Pertanyaannya, apakah kami – birokrat sipil dan militer – ini telah bekerja dengan baik? Are we good enough?
Andalah yang lebih tahu jawabannya.
Catatan: Tulisan ini disusun di tengah munculnya pertanyaan apakah Indonesia bisa menangani Covid-19 ke depan dan munculnya harapan-harapan baru yang menggembirakan di lapangan.
Rudy adalah alumni Pelatihan Kepemimpinan Nasional Tingkat I Angkatan LVI Tahun 2023, seorang pejabat eselon 2 di sebuah instansi pengawasan, dan Editorial Board Chairman Pergerakan Birokrat Menulis.
Ia juga adalah Ketua Dewan Pengawas Ikatan Audit Sistem Informasi Indonesia (IASII), dan Ketua Departemen Law, Regulation, & Policy Asosiasi Pemimpin Digital Indonesia (APDI).
Ia adalah Doctor of Philosophy (PhD) dari Auckland University of Technology (AUT), Selandia Baru, dengan tesis PhD “Integrating Organisational and Individual Level Performance Management Systems (PMSs) within the Indonesian Public Sector”.
Sebelumnya, ia memperoleh gelar Akuntan dari Sekolah Tinggi Akuntansi Negara (STAN), Magister Manajemen Sistem Informasi (MMSI) dari Universitas Bina Nusantara, dan Master of Commerce in Information System (MComm in IS) dari Curtin University of Technology (Australia).
Ia juga penerima beasiswa the New Zealand ASEAN Scholarship Award 2014 dari New Zealand Ministry of Foreign Affairs and Trade (MFAT), anggota Beta Gamma Sigma (sebuah kelompok elit dunia di Amerika Serikat yang keanggotaannya berbasis undangan), serta reviewer jurnal internasional Qualitative Research in Accounting and Management.
Rudy terbuka untuk berdiskusi melalui twitternya @HarahapInsight. Tulisan penulis dalam laman ini adalah pandangan pribadi dan tidak mewakili pandangan lembaga tempat bekerja atau lembaga lain.
Menarik Prof Rudy! Dalam kondisi seperti ini, sepertinya kita akan lebih dapat menilai siapa pemimpin, baik pemerintah, DPR/DPRD maupun politisi yang benar2 bergerak sigap dan cepat untuk kepentingan rakyat banyak khususnya rakyat yg sangat terdampak tanpa mementingkan diri atau golongannya. Bahkan kalau diminta dipotong gaji atau tunjangan untuk realokasi anggaran utk penanganan covid-19 ini juga bersedia dg segera, ikhlas dan lapang dada. Moga tidak ada pihak2 yang selalu berusaha mengambil keuntungan utk pribadi/golongan dlm proses penyaluran dananya termasuk aturan yg dibuat utk memonitor/mengawasi penyalurannya. Kalau masih ada, bisakah dikatakan bahwa mereka turut andil dlm peningkatan angka kematian karena wabah covid-19 ini?

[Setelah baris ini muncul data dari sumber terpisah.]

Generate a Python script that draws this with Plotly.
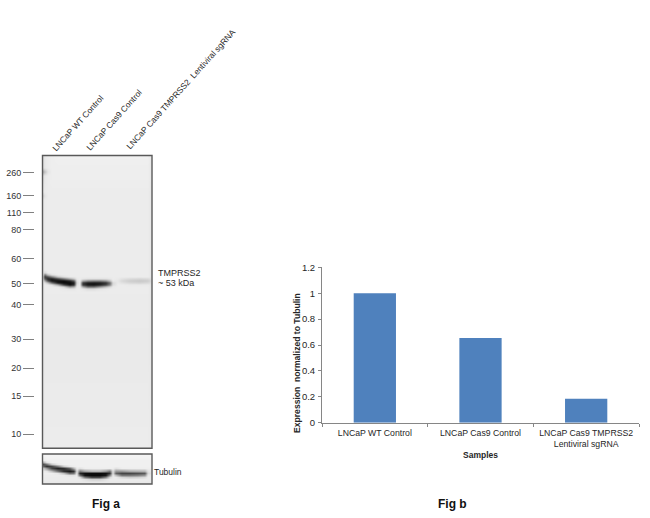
import plotly.graph_objects as go

# ---------- Fig b data ----------
samples = ["LNCaP WT Control", "LNCaP Cas9 Control", "LNCaP Cas9 TMPRSS2<br>Lentiviral sgRNA"]
expression = [1.0, 0.655, 0.185]

# ---------- Fig a data ----------
lane_labels = ["LNCaP WT Control", "LNCaP Cas9 Control", "LNCaP Cas9 TMPRSS2  Lentiviral sgRNA"]
mw_labels = ["260", "160", "110", "80", "60", "50", "40", "30", "20", "15", "10"]
mw_migration = [173, 196, 213, 230, 259, 283.5, 305, 339, 368, 396, 434]

blot_x = [43, 45, 48, 52, 58, 64, 70, 74, 77, 80, 83, 88, 94, 100, 106, 110, 113, 118, 122, 130, 140, 148, 152]
blot_y = [156, 168, 172, 176, 192, 196, 200, 270, 273, 275, 277, 279, 281, 283, 285, 287, 289, 292, 296, 360, 448]
blot_gray = [
    [215, 232, 236, 238, 240, 240, 240, 240, 240, 240, 240, 240, 240, 240, 240, 240, 240, 240, 240, 240, 240, 240, 228],
    [215, 232, 236, 238, 238, 238, 238, 238, 238, 238, 238, 238, 238, 238, 238, 238, 238, 238, 238, 238, 238, 238, 228],
    [165, 195, 228, 238, 238, 238, 238, 238, 238, 238, 238, 238, 238, 238, 238, 238, 238, 238, 238, 238, 238, 238, 228],
    [215, 232, 236, 238, 238, 238, 238, 238, 238, 238, 238, 238, 238, 238, 238, 238, 238, 238, 238, 238, 238, 238, 228],
    [228, 235, 236, 236, 236, 236, 236, 236, 236, 236, 236, 236, 236, 236, 236, 236, 236, 236, 236, 236, 236, 236, 228],
    [205, 228, 236, 236, 236, 236, 236, 236, 236, 236, 236, 236, 236, 236, 236, 236, 236, 236, 236, 236, 236, 236, 228],
    [228, 235, 236, 236, 236, 236, 236, 236, 236, 236, 236, 236, 236, 236, 236, 236, 236, 236, 236, 236, 236, 236, 228],
    [226, 236, 236, 236, 236, 236, 236, 236, 236, 236, 236, 236, 236, 236, 236, 236, 236, 236, 236, 236, 236, 236, 228],
    [225, 215, 235, 236, 236, 236, 236, 236, 236, 236, 236, 236, 236, 236, 236, 236, 236, 236, 236, 236, 236, 236, 228],
    [225, 120, 190, 225, 235, 236, 236, 236, 236, 236, 236, 236, 236, 236, 236, 236, 236, 236, 236, 236, 236, 236, 228],
    [200, 60, 80, 130, 200, 225, 235, 235, 236, 236, 236, 236, 236, 236, 236, 236, 236, 236, 236, 236, 236, 236, 228],
    [210, 90, 40, 30, 70, 120, 170, 200, 232, 236, 230, 225, 225, 225, 225, 230, 236, 234, 226, 218, 214, 218, 228],
    [225, 170, 80, 25, 15, 15, 40, 90, 225, 236, 170, 140, 130, 130, 150, 190, 234, 230, 216, 205, 200, 205, 226],
    [226, 225, 190, 110, 30, 10, 10, 30, 215, 235, 60, 30, 25, 30, 50, 110, 215, 234, 226, 216, 212, 218, 228],
    [226, 236, 235, 225, 170, 70, 20, 50, 225, 235, 60, 25, 20, 35, 70, 130, 220, 236, 236, 234, 234, 234, 228],
    [226, 236, 236, 236, 234, 215, 150, 170, 234, 235, 170, 110, 110, 150, 190, 215, 234, 236, 236, 236, 236, 236, 228],
    [226, 236, 236, 236, 236, 234, 230, 230, 236, 236, 232, 220, 220, 230, 234, 236, 236, 236, 236, 236, 236, 236, 228],
    [226, 236, 236, 236, 236, 236, 236, 236, 236, 236, 236, 236, 236, 236, 236, 236, 236, 236, 236, 236, 236, 236, 228],
    [226, 235, 235, 235, 235, 235, 235, 235, 235, 235, 235, 235, 235, 235, 235, 235, 235, 235, 235, 235, 235, 235, 228],
    [228, 234, 234, 234, 234, 234, 234, 234, 234, 234, 234, 234, 234, 234, 234, 234, 234, 234, 234, 234, 234, 234, 230],
    [232, 236, 236, 236, 236, 236, 236, 236, 236, 236, 236, 236, 236, 236, 236, 236, 236, 236, 236, 236, 236, 236, 234],
]

tub_x = [43, 47, 52, 58, 64, 70, 74, 77, 80, 85, 92, 100, 106, 110, 113, 116, 122, 130, 138, 145, 148, 152]
tub_y = [455, 461, 463, 465, 467, 469, 471, 473, 475, 477, 479, 482, 484]
tub_gray = [
    [245, 245, 245, 245, 245, 245, 245, 245, 245, 245, 245, 245, 245, 245, 245, 245, 245, 245, 245, 245, 245, 245],
    [235, 240, 240, 240, 240, 240, 240, 240, 240, 240, 240, 240, 240, 240, 240, 240, 240, 240, 240, 240, 240, 240],
    [170, 225, 240, 240, 240, 240, 240, 240, 240, 240, 240, 240, 240, 240, 240, 240, 240, 240, 240, 240, 240, 240],
    [70, 120, 200, 232, 240, 240, 240, 240, 240, 240, 240, 240, 240, 240, 240, 240, 240, 240, 240, 240, 240, 240],
    [110, 50, 70, 130, 205, 232, 238, 240, 240, 240, 240, 240, 240, 240, 240, 240, 240, 240, 240, 240, 240, 240],
    [210, 150, 70, 35, 50, 100, 180, 235, 225, 238, 238, 238, 238, 238, 238, 225, 238, 238, 238, 238, 238, 238],
    [235, 230, 190, 120, 50, 25, 50, 225, 120, 160, 180, 180, 150, 110, 225, 150, 150, 170, 175, 180, 225, 238],
    [238, 238, 238, 230, 190, 110, 120, 235, 40, 15, 10, 10, 15, 50, 225, 100, 70, 70, 80, 90, 215, 236],
    [236, 236, 236, 236, 235, 225, 225, 236, 110, 20, 10, 10, 25, 130, 235, 190, 120, 120, 130, 150, 230, 236],
    [235, 235, 235, 235, 235, 235, 235, 235, 220, 120, 70, 70, 130, 215, 235, 235, 215, 205, 210, 220, 235, 235],
    [235, 235, 235, 235, 235, 235, 235, 235, 235, 225, 210, 210, 225, 235, 235, 235, 235, 235, 235, 235, 235, 235],
    [232, 232, 232, 232, 232, 232, 232, 232, 232, 232, 232, 232, 232, 232, 232, 232, 232, 232, 232, 232, 232, 232],
    [228, 228, 228, 228, 228, 228, 228, 228, 228, 228, 228, 228, 228, 228, 228, 228, 228, 228, 228, 228, 228, 228],
]

# ---------- styling ----------
W, H = 650, 518
FONT = "Liberation Sans, Arial, sans-serif"
TXT = "#262626"
GRAYS = [[0, "#000000"], [1, "#ffffff"]]


def hdom(a, b):
    return [a / W, b / W]


def vdom(top, bottom):
    return [1 - bottom / H, 1 - top / H]


fig = go.Figure()

# Western blot panels
fig.add_trace(go.Heatmap(x=blot_x, y=blot_y, z=blot_gray, xaxis="x2", yaxis="y2", zmin=0, zmax=255,
                         colorscale=GRAYS, showscale=False, zsmooth="best", hoverinfo="skip"))
fig.add_trace(go.Heatmap(x=tub_x, y=tub_y, z=tub_gray, xaxis="x3", yaxis="y3", zmin=0, zmax=255,
                         colorscale=GRAYS, showscale=False, zsmooth="best", hoverinfo="skip"))

# Bar chart
fig.add_trace(go.Bar(x=samples, y=expression, marker=dict(color="#4F81BD", line=dict(width=0)),
                     width=0.4, hoverinfo="skip"))

fig.update_layout(
    width=W, height=H, margin=dict(l=0, r=0, t=0, b=0, autoexpand=False), showlegend=False,
    paper_bgcolor="white", plot_bgcolor="white",
    font=dict(family=FONT, size=9, color=TXT),
    xaxis=dict(domain=hdom(322, 639), anchor="y", range=[-0.5, 2.5], type="category",
               tickmode="array", tickvals=[0, 1, 2], ticktext=samples,
               ticks="outside", ticklen=3, tickcolor="#868686", tickson="boundaries",
               showline=True, linecolor="#868686", linewidth=1, showgrid=False, automargin=False,
               tickfont=dict(size=8.7, color=TXT), tickangle=0, ticklabelstandoff=2,
               title=dict(text="<b>Samples</b>", font=dict(size=8.5, color=TXT), standoff=3)),
    yaxis=dict(domain=vdom(267.3, 422.7), anchor="x", range=[0, 1.2], dtick=0.2,
               ticks="outside", ticklen=3, tickcolor="#868686", showline=True,
               linecolor="#868686", linewidth=1, showgrid=False, zeroline=False, automargin=False,
               tickfont=dict(size=9.5, color=TXT), ticklabelstandoff=1),
    xaxis2=dict(domain=hdom(42.5, 152), anchor="y3", range=[43, 152], visible=False),
    yaxis2=dict(domain=vdom(155.5, 448.3), anchor="free", position=34 / W, overlaying=None,
                range=[448, 156], tickmode="array", tickvals=mw_migration, ticktext=mw_labels,
                ticks="outside", ticklen=11, tickcolor="#808080", tickwidth=1, showline=False,
                showgrid=False, zeroline=False, automargin=False, tickfont=dict(size=9, color="#333333")),
    xaxis3=dict(domain=hdom(42.5, 152), anchor="y3", range=[43, 152], visible=False, matches="x2"),
    yaxis3=dict(domain=vdom(454, 484), anchor="x3", range=[484, 455], visible=False),
)

# panel frames
for xr, yr in (("x2 domain", "y2 domain"), ("x3 domain", "y3 domain")):
    fig.add_shape(type="rect", xref=xr, yref=yr, x0=0, x1=1, y0=0, y1=1,
                  line=dict(color="#595959", width=1.4), layer="above")


def note(text, x, y, size=9, angle=0, anchor="center", color=TXT):
    fig.add_annotation(text=text, x=x / W, y=1 - y / H, xref="paper", yref="paper", showarrow=False,
                       textangle=angle, xanchor=anchor, yanchor="middle",
                       font=dict(size=size, color=color, family=FONT), align="left")


note(lane_labels[0], 78, 123, size=8.4, angle=-48)
note(lane_labels[1], 114, 120, size=8.4, angle=-48)
note(lane_labels[2], 181, 89, size=8.4, angle=-48)
note("TMPRSS2", 156, 273, size=9, anchor="left")
note("~ 53 kDa", 156, 283, size=9, anchor="left")
note("Tubulin", 152, 472, size=8.5, anchor="left")
note("<b>Expression  normalized to Tubulin</b>", 297, 363, size=8.6, angle=-90)
note("<b>Fig a</b>", 106, 504, size=12, color="#111111")
note("<b>Fig b</b>", 452, 504, size=12, color="#111111")

fig.write_html("out.html", post_script="document.body.style.margin='0';",
               config={"displayModeBar": False})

Sepertinya sudah direspon Presiden, ya? https://nasional.tempo.co/read/1358870/simak-kinerja-kementerian-kementerian-yang-ditegur-keras-jokowi/full&view=ok
Lae Prof…
Kebangetan klo ada yg berani mengklaim sdh 100% dgn capaian spt sekarang. Jumlah positif yg relatif kecil jangan2 krn yg ditest juga masih sangat kecil. Peremehan thd covid 19 di awal2 kasus pertama terjadi dan sebelumnya jelas terjadi kok…
Saatnya sekarang bekerja bersama lebih serius. Anggap semua pihak sbg mitra bukan pesaing.
Sekarang semakin meningkat dengan semakin bertambahnya kemampuan pengetesan PCR.